AZORES — Two brand-new British F-35 stealth fighters have been stranded on a remote Atlantic island chain for nearly two months following mid-air mechanical failures, defense sources have confirmed.
The Lockheed Martin F-35B Lightning II jets, valued at roughly $119 million (£90 million) each, were forced to make unscheduled emergency landings at Lajes International Airport in the Azores. The aircraft were in the middle of a transatlantic delivery flight from the Lockheed Martin production facility in Fort Worth, Texas, to their permanent home at RAF Marham in Norfolk, UK.

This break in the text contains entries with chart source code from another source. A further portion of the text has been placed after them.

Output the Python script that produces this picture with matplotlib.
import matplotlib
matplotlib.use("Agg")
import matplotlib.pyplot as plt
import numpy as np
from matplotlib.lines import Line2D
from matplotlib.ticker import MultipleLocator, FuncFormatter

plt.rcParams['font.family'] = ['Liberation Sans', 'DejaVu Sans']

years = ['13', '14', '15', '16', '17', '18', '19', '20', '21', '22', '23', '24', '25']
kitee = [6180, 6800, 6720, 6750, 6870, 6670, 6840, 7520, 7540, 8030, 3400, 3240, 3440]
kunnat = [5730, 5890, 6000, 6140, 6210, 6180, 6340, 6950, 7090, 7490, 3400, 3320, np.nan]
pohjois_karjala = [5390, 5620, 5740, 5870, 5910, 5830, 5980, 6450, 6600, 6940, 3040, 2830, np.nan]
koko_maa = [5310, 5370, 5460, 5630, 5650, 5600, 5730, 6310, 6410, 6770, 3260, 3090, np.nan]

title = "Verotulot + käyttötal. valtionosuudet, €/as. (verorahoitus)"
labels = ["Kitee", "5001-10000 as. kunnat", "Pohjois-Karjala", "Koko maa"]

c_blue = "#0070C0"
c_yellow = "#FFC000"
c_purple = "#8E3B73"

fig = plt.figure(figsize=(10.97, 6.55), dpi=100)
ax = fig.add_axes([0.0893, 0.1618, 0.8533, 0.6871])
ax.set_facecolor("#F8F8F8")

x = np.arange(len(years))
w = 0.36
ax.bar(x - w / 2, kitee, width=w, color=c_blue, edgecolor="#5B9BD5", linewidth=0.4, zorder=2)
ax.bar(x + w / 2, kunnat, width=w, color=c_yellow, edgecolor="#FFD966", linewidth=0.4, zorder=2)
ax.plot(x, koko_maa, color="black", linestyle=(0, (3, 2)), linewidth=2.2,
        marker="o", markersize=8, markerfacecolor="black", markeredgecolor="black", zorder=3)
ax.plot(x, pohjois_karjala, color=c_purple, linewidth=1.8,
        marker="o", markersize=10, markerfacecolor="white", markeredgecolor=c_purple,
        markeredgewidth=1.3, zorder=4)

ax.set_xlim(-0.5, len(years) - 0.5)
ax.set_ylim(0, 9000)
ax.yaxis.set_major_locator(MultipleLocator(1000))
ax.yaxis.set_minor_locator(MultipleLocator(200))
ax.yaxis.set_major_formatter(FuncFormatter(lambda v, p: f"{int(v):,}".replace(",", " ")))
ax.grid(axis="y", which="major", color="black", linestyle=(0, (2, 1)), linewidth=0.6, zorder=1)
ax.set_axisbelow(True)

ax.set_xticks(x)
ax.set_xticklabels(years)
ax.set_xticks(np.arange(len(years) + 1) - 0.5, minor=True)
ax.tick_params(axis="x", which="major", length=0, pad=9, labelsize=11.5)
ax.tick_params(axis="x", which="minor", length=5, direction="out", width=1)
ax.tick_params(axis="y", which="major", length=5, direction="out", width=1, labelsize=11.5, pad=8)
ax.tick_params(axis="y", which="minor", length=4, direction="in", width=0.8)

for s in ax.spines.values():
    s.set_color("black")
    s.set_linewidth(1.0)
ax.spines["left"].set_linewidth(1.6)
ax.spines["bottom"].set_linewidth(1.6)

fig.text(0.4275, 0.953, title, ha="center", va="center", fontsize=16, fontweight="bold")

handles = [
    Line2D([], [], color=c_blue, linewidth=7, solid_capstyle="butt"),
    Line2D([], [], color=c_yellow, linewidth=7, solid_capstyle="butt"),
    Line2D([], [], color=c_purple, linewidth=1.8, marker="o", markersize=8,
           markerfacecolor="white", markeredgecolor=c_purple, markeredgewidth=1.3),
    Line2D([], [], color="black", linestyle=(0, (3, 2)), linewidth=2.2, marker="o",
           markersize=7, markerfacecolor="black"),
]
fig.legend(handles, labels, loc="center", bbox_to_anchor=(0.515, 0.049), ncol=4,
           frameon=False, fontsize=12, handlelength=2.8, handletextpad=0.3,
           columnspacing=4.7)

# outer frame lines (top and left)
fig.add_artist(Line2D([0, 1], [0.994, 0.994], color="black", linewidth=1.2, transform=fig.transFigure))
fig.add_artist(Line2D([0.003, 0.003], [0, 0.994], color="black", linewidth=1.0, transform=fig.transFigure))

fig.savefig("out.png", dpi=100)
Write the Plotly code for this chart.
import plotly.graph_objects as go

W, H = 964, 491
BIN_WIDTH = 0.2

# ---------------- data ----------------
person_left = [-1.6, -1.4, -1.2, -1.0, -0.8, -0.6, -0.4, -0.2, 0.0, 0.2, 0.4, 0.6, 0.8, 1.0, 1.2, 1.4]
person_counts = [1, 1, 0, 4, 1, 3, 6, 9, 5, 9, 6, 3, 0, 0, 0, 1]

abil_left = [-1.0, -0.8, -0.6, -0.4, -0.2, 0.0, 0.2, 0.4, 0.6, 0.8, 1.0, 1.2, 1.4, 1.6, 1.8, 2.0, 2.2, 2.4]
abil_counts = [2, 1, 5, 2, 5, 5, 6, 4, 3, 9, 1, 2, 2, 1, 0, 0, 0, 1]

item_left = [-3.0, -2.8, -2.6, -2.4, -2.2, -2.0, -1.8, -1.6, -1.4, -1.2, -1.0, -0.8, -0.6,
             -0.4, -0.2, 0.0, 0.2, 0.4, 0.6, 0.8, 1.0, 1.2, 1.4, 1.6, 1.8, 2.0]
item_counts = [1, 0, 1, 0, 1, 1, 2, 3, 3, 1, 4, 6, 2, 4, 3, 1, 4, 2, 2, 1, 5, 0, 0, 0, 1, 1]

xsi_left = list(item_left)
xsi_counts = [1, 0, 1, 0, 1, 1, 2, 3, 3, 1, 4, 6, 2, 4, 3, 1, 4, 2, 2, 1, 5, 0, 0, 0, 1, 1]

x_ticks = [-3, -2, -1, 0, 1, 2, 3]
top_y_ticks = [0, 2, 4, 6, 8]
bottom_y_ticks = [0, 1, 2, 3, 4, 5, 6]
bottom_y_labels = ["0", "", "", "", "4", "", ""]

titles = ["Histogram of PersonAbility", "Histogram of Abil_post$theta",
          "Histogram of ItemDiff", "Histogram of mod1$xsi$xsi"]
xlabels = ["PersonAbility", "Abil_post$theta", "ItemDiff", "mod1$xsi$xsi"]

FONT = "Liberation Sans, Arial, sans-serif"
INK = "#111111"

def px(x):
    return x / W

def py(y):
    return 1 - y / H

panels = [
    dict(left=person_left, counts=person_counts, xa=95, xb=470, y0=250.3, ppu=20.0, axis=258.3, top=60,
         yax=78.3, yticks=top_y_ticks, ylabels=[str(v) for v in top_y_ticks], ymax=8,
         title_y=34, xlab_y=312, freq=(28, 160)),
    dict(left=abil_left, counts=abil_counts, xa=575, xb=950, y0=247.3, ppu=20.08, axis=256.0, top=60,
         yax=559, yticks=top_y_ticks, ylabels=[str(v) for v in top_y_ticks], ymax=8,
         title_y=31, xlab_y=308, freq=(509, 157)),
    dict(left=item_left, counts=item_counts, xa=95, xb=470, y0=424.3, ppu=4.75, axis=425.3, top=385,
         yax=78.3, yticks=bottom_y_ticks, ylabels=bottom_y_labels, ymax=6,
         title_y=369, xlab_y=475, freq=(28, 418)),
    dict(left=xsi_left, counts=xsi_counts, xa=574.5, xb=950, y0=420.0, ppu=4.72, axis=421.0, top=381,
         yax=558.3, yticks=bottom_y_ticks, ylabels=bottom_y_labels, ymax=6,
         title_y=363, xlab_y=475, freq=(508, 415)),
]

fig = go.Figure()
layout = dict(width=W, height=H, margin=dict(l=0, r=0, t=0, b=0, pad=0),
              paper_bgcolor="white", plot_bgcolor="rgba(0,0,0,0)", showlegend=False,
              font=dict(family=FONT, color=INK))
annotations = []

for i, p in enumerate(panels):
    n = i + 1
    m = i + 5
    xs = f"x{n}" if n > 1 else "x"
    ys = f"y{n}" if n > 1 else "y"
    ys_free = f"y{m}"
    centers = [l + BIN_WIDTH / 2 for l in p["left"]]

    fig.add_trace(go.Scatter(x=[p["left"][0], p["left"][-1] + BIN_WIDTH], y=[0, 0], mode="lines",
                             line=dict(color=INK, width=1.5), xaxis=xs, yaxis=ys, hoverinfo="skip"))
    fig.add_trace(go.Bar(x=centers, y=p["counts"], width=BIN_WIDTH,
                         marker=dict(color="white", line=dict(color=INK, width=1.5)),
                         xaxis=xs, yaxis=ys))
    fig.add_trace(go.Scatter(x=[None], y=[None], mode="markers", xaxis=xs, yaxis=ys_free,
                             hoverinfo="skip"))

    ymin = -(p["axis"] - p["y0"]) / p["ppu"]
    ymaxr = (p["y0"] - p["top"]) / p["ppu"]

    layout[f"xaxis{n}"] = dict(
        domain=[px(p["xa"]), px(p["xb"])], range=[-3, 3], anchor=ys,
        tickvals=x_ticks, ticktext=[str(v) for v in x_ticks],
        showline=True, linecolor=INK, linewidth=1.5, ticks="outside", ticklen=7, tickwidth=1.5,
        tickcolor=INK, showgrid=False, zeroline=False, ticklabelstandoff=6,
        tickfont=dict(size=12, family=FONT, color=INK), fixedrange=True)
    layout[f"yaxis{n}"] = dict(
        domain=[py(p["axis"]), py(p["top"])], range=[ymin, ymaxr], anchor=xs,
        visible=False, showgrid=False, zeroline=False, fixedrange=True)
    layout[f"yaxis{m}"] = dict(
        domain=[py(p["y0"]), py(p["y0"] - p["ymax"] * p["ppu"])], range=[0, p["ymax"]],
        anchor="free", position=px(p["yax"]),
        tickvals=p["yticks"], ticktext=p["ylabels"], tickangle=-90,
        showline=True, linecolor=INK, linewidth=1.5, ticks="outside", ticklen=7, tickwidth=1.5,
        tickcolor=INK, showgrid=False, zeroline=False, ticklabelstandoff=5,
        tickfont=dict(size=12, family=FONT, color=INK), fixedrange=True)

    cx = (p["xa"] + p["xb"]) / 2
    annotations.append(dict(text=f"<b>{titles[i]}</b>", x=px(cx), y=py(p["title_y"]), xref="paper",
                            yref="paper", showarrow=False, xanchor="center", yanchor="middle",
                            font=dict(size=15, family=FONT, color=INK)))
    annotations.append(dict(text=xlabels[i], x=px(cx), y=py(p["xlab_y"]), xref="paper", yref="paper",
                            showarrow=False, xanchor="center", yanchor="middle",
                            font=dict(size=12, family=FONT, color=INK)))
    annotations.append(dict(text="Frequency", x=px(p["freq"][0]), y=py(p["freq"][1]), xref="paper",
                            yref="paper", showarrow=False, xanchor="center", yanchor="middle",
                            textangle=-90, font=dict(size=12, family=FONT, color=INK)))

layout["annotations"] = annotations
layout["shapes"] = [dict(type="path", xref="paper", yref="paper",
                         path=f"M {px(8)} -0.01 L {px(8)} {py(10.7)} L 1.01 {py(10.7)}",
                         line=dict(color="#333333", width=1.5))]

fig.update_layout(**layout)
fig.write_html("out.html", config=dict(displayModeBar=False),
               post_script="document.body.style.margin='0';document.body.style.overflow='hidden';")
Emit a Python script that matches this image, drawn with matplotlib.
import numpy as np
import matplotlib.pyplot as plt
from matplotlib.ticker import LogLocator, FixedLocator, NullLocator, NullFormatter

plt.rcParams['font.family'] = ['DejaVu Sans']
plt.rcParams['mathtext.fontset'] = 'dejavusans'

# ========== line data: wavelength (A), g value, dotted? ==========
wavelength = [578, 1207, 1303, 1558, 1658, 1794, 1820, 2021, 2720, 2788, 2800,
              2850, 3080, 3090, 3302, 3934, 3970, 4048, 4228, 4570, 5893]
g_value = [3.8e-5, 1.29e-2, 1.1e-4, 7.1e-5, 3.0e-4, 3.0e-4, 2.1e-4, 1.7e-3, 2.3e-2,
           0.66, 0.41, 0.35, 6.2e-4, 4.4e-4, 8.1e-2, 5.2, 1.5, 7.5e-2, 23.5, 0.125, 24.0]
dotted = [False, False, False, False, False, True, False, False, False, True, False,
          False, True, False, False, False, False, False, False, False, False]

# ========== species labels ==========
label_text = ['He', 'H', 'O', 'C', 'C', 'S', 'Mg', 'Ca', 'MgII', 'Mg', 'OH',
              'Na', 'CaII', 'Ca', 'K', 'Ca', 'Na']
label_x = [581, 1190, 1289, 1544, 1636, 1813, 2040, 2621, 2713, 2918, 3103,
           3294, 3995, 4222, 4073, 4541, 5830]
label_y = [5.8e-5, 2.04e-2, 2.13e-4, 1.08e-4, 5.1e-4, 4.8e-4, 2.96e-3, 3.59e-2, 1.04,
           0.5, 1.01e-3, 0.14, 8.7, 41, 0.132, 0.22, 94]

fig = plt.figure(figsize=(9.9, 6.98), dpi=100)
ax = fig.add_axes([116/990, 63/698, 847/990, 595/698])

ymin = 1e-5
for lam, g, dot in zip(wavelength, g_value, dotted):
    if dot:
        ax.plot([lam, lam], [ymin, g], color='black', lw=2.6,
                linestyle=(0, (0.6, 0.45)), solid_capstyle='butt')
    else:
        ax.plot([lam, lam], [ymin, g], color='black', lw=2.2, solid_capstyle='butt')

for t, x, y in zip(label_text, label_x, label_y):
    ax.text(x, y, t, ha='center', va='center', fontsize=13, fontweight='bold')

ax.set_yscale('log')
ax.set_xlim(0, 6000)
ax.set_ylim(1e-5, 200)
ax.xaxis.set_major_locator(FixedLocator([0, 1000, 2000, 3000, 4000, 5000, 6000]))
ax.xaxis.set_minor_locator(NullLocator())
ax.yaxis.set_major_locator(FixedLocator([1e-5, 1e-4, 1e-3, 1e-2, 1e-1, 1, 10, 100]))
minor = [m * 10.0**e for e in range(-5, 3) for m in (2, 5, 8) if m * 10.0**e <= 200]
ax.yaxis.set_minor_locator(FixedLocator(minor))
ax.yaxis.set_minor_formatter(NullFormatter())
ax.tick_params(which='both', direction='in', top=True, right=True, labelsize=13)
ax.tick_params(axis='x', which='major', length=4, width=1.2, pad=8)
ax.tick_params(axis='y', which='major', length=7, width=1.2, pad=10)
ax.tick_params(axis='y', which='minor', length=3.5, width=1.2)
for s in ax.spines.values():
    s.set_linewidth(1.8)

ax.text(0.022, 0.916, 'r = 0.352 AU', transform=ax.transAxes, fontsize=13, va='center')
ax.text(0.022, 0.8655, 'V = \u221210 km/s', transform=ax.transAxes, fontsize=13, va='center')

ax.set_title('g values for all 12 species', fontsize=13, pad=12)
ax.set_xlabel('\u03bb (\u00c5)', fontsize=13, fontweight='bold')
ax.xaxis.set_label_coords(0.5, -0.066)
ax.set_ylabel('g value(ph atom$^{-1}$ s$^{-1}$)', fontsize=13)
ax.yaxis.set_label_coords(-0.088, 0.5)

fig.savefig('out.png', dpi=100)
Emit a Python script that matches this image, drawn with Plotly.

The prolonged grounding highlights persistent questions surrounding the reliability and global logistics tail of the multi-billion-dollar stealth fighter program.
Mid-Atlantic Emergency
The two short-takeoff and vertical-landing (STOVL) variants were crossing the Atlantic when cockpit alerts forced the pilots to divert to the Portuguese airbase in the Azores.
While diversion to Lajes, a strategic mid-Atlantic refueling hub, is standard protocol for single-engine fighters experiencing technical anomalies, the fact that the multi-million dollar assets have remained stuck on the tarmac for nearly eight weeks points to severe logistical bottlenecks.
Standard recovery procedures typically involve flying in specialized maintenance teams and proprietary spare parts within days. However, getting the highly sophisticated, low-observable (stealth) fighters back into the air has proven to be a prolonged headache for the Royal Air Force (RAF).
A Fleet Under Scrutiny
The stranding comes at a highly sensitive time for the UK Ministry of Defence. The British F-35 fleet is already facing intense political and defense scrutiny following a scathing 2025 audit.
The audit painted a grim picture of the UK’s frontline stealth capabilities, exposing systemic maintenance challenges, including:
- Critical Spares Shortages: A cannibalization culture where parts are routinely stripped from one aircraft to keep another flying.
- Environmental Degradation: Unexpected corrosion issues affecting airframes deployed at sea and in humid environments.
- Zero-Availability Windows: Shocking admissions that, during specific periods, not a single UK F-35 was classified as “fully mission capable” due to maintenance backlogs.
The Path Forward
The RAF, which currently plans to purchase a total of 74 F-35Bs in its initial tranche, has maintained that the safety of its aircrews remains the top priority.
Back on October, 2025, another technical incident forced a F-35 Lightning II fighter to remain stranded at Lajes on transatlantic flight from Fort Worth, Texas to Florennes Air Base.